Explanation.—For the removal of doubts, it is hereby declared that—
(a) an application may be made for compensation before the Appellate Tribunal only after either the Commission or the Appellate Tribunal on appeal under clause (a) of sub-section(1) of section 53A of the Act, has determined in a proceeding before it that violation of the provisions of the Act has taken place, or if provisions of section 42A or sub-section(2) of section 53Q of the Act are attracted.
(b) enquiry to be conducted under sub-section(3) shall be for the purpose of determining the eligibility and quantum of compensation due to a person applying for the same, and not for examining afresh the findings of the Commission or the Appellate Tribunal on whether any violation of the Act has taken place.

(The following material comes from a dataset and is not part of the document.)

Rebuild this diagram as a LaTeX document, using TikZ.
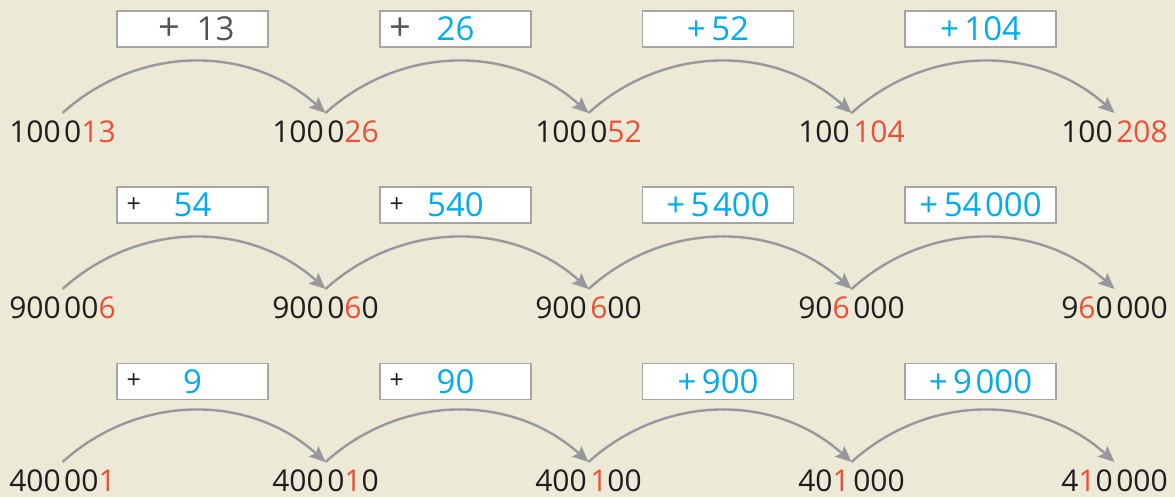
\documentclass[tikz,border=0pt]{standalone}
\usepackage{fontspec}
\setmainfont{Open Sans}
\usepackage{tikz}
\usetikzlibrary{arrows.meta, positioning}
\definecolor{bgbeige}{RGB}{236,233,214}
\definecolor{digitred}{RGB}{234,80,55}
\definecolor{opblue}{RGB}{0,172,236}
\definecolor{arcgray}{RGB}{150,152,156}
\definecolor{boxedge}{RGB}{165,165,165}
\definecolor{plusgray}{RGB}{85,85,85}
\definecolor{ink}{RGB}{30,30,30}
\tikzset{
  numnode/.style={anchor=base,inner sep=0pt,outer ysep=9pt,text height=21pt,text depth=0pt,
                  font=\fontsize{30}{30}\selectfont,text=ink},
  opbox/.style={rectangle,draw=boxedge,line width=1.4pt,fill=white,minimum width=151pt,minimum height=36pt,
                inner sep=0pt,font=\fontsize{33}{33}\selectfont,text=opblue},
  plussmall/.style={inner sep=0pt,font=\fontsize{25}{25}\selectfont,text=ink},
  plusbig/.style={inner sep=0pt,font=\fontsize{38}{38}\selectfont,text=plusgray},
  jumparr/.style={-{Stealth[length=16pt,width=14pt,inset=3pt]},line width=2.4pt,color=arcgray,bend left=42}
}
\newcommand{\red}[1]{\textcolor{digitred}{#1}}
\newcommand{\gap}{\kern3.5pt}

\begin{document}
\begin{tikzpicture}[x=1pt,y=1pt]
  \useasboundingbox (0,0) rectangle (1175,497);
  \fill[bgbeige] (0,0) rectangle (1175,497);

  % row 1
  \node[numnode] (n11) at (62.5,354)  {100\gap0\red{13}};
  \node[numnode] (n12) at (325.5,354) {100\gap0\red{26}};
  \node[numnode] (n13) at (588.5,354) {100\gap0\red{52}};
  \node[numnode] (n14) at (851.5,354) {100\gap\red{104}};
  \node[numnode] (n15) at (1114.5,354) {100\gap\red{208}};

  \node[opbox,text=plusgray] (b11) at (192.5,468) {\hspace{8pt}{\fontsize{38}{38}\selectfont+}\enspace13};
  \node[opbox] (b12) at (455.5,468) {26};
  \node[plusbig,right=10pt of b12.west] (p12) {+};
  \node[opbox] (b13) at (718,468) {+\,52};
  \node[opbox] (b14) at (980.5,468) {+\,104};

  \draw[jumparr] (n11.north) to (n12.north);
  \draw[jumparr] (n12.north) to (n13.north);
  \draw[jumparr] (n13.north) to (n14.north);
  \draw[jumparr] (n14.north) to (n15.north);

  % row 2
  \node[numnode] (n21) at (62.5,178)  {900\gap00\red{6}};
  \node[numnode] (n22) at (325.5,178) {900\gap0\red{6}0};
  \node[numnode] (n23) at (588.5,178) {900\gap\red{6}00};
  \node[numnode] (n24) at (851.5,178) {90\red{6}\gap000};
  \node[numnode] (n25) at (1114.5,178) {9\red{6}0\gap000};

  \node[opbox] (b21) at (192.5,292) {54};
  \node[plussmall,right=10pt of b21.west] (p21) {+};
  \node[opbox] (b22) at (455.5,292) {540};
  \node[plussmall,right=10pt of b22.west] (p22) {+};
  \node[opbox] (b23) at (718,292) {+\,5\gap400};
  \node[opbox] (b24) at (980.5,292) {+\,54\gap000};

  \draw[jumparr] (n21.north) to (n22.north);
  \draw[jumparr] (n22.north) to (n23.north);
  \draw[jumparr] (n23.north) to (n24.north);
  \draw[jumparr] (n24.north) to (n25.north);

  % row 3
  \node[numnode] (n31) at (62.5,5)  {400\gap00\red{1}};
  \node[numnode] (n32) at (325.5,5) {400\gap0\red{1}0};
  \node[numnode] (n33) at (588.5,5) {400\gap\red{1}00};
  \node[numnode] (n34) at (851.5,5) {40\red{1}\gap000};
  \node[numnode] (n35) at (1114.5,5) {4\red{1}0\gap000};

  \node[opbox] (b31) at (192.5,115.5) {9};
  \node[plussmall,right=10pt of b31.west] (p31) {+};
  \node[opbox] (b32) at (455.5,115.5) {90};
  \node[plussmall,right=10pt of b32.west] (p32) {+};
  \node[opbox] (b33) at (718,115.5) {+\,900};
  \node[opbox] (b34) at (980.5,115.5) {+\,9\gap000};

  \draw[jumparr] (n31.north) to (n32.north);
  \draw[jumparr] (n32.north) to (n33.north);
  \draw[jumparr] (n33.north) to (n34.north);
  \draw[jumparr] (n34.north) to (n35.north);
\end{tikzpicture}
\end{document}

Following are the similarities and differences between Sections 42A and 53N:
1. Section 42A applies to violation of specific directions/orders issued against a specific enterprise, whereas Section 53N applies to situations covered by Section 42A as well as to subsequent violations of Chapter II of the Act (which contains Sections 3, 4 and 6) by the same enterprise. In other words, the scope of Section 53N is broader and in either instance, it is the COMPAT that shall decide an application for compensation.
2. Under both provisions, an application for compensation may be moved by “any person” who is aggrieved either by violation of the CCI’s directions/orders by an enterprise against which the directions/orders were issued, or by a violation of the Act itself by such an enterprise subsequent or prior to the its conduct being declared as anti-competitive by the CCI or the COMPAT.
Critically, Section 53N(1) read with the Explanation (a) to Section 53N answers the queries raised in the post. An application for compensation against an enterprise such as X may be moved only after its conduct has been found violative of the Act either by the CCI or COMPAT. Further, such an application can be moved by “any person” who has suffered damage or loss as a result of the conduct. Therefore, if X’s conduct with Y has been found anti-competitive, and X has entered into identical/similar transactions with P and Z in the past or future, Y,P and Z may all apply to COMPAT for compensation against X.
However, as the explanation implicitly clarifies, the finding with respect to X’s conduct cannot be directly applied/extended to an agreement between A and B, even if the agreement is identical/similar to the X’s agreement with Y, until it is determined afresh by the CCI or COMPAT (in appeal) that such agreement between A and B is violative of the Act.
Simply put, if a certain conduct of a party has been found violative of the Act, the Commission need not revisit the illegality of the party’s conduct over and over again in order to award compensation to parties affected by the party’s conduct. However, if a stranger to the earlier proceedings indulges in identical/similar conduct, it needs to be investigated and a fresh finding must be arrived at.
The other important caveat is that if a party’s conduct involves abuse of dominance under Section 4 of the Act, it may not be possible to extend the findings arrived at in one case to past or future conduct since it would need to be ascertained if the party was in a position of dominance in each of the impugned transactions. This is because under Section 4, only the conduct of dominant parties may be investigated. Therefore, if a party is no more dominant at the time of the subsequent transaction, the earlier finding may not be valid, which means a de novo investigation is necessary to arrive at the finding of abuse of dominance.
Comments and corrections are welcome!